Dr Farrington concluded that there were still many messy issues - value enhancement valuation and reward; recompense for land and environmental loss such as in dam construction; thus the politically contentious issues over land will endure. Was it an area where donors can really add value? Maybe DFID's best strategy would be to buy into a multilateral strategy - Dr Farrington suggested the World Bank's but from Dr Toulmin's ex-officio presentation the EU's might also be a contender.

There followed ten questions which covered community buy-outs, compulsory purchase, women's land rights for gender equality, alternative credit, growing alternative land markets, mining exploitation and expropriation, land problems in urban and peri-urban settlements and a challenge from Professor Michael Lipton that 60 % of the world's population was still dependent on agriculture and so land, thus we should not rush to alternative solutions. DFID explained how it too worked with a small focus in countries where land and conflict (or even genocide) had been commonplace - Rwanda and Guyana were given as examples to show how donors do have a role at this level, and like say the, Carter Center, can maybe go where national governments are themselves too parti-pris.
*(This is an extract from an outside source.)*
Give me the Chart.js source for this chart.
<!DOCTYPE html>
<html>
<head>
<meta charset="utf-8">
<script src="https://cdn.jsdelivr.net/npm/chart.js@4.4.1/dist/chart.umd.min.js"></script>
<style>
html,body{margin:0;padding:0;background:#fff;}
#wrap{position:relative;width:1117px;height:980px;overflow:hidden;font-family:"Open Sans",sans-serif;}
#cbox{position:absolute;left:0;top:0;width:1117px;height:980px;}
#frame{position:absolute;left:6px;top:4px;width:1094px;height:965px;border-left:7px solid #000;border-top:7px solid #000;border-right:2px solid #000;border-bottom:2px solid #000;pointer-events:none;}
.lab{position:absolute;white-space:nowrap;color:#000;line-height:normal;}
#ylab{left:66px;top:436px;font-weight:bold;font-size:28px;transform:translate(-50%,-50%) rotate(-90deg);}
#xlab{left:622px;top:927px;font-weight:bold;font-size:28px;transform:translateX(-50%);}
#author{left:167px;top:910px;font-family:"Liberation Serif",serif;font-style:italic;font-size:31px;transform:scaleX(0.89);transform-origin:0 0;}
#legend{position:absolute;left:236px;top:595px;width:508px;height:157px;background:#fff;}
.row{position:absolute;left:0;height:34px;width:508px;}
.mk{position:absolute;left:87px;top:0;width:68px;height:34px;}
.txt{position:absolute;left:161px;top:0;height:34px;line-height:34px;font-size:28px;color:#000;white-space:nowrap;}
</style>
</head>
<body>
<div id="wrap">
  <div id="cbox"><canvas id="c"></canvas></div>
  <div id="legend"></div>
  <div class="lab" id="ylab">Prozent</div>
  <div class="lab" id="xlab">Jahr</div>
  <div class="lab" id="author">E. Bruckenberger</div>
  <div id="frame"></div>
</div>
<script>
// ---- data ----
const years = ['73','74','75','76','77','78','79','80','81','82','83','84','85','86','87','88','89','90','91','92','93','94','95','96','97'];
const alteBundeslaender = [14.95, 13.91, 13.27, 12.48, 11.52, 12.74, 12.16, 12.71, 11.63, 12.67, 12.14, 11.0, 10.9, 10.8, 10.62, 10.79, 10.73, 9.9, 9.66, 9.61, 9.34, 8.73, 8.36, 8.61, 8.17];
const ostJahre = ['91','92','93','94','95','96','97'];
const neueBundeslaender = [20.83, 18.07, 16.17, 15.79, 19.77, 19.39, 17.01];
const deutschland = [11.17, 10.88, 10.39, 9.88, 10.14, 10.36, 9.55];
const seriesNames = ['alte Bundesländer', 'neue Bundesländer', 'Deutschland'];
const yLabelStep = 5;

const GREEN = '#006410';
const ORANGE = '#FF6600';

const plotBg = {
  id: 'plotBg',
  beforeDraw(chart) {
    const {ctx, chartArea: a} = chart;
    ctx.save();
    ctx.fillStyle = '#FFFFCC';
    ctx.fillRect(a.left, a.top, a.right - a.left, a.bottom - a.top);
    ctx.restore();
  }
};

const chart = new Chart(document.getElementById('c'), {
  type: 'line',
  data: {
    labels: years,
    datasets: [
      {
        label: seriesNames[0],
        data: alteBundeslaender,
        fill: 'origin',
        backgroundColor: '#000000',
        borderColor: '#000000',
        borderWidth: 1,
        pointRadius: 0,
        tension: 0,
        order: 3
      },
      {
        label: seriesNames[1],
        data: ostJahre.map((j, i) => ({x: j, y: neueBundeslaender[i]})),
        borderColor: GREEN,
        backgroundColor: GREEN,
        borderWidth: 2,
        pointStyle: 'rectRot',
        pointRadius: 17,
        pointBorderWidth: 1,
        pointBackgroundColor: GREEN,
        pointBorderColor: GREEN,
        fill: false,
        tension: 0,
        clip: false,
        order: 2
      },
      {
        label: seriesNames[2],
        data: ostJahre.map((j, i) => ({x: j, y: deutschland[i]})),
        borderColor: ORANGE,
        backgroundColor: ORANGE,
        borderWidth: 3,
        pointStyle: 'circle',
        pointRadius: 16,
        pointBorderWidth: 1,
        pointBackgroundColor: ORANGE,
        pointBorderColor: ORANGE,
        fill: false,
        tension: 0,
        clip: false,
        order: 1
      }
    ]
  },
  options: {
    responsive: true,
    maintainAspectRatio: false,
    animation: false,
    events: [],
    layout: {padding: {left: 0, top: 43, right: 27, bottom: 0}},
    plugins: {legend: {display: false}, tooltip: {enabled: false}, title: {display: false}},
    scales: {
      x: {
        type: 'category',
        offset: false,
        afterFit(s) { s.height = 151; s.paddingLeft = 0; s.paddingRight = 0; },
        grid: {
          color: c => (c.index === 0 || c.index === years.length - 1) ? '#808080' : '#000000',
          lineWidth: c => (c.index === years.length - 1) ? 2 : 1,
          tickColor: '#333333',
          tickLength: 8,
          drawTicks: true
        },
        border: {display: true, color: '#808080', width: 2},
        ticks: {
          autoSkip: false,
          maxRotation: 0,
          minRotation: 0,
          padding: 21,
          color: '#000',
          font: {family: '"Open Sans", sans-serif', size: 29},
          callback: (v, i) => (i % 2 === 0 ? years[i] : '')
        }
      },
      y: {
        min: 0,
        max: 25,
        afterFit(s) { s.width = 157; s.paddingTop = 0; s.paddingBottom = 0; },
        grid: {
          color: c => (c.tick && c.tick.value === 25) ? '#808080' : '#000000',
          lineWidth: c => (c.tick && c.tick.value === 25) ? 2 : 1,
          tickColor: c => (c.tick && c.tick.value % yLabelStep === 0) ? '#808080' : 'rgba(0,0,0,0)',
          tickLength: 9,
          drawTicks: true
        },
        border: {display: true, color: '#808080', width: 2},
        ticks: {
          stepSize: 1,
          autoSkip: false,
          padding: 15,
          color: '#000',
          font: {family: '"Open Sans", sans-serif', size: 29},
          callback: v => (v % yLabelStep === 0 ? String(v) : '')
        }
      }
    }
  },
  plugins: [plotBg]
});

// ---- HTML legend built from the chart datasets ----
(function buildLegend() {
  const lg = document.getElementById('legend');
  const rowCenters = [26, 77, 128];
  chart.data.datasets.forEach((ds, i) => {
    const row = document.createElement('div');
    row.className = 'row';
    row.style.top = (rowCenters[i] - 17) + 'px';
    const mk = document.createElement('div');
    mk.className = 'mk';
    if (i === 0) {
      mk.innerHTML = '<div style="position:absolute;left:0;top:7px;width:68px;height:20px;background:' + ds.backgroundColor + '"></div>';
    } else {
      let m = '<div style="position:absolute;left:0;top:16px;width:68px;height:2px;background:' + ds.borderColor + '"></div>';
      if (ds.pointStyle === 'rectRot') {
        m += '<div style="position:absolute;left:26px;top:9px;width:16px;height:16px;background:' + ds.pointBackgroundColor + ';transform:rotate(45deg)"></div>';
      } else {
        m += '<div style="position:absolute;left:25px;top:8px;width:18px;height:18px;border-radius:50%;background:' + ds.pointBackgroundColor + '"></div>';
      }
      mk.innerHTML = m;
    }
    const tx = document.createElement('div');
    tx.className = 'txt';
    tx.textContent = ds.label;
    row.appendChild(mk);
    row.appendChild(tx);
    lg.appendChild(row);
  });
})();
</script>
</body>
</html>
Zimbabwe was mentioned only twice, and obliquely only, and South Africa not even once in the presentations and Q&A. A final question asked about eventual LESS-market-based rental solutions such as share-cropping and these and other more innovative rental rather than ownership solutions were also deemed to have merit and potential, though they could also be open to capture by the middle classes in the developing world too.

Description

During this event, speakers highlighted recent evidence on the importance of land tenure and land access for agricultural production cited by both the EU and the World Bank suggests that secure property rights over land are a precondition for pro-poor and sustainable economic growth, playing a key role in building a favourable investment climate; enabling access to credit markets; securing revenues for local governments; and building accountability, transparency and social cohesion.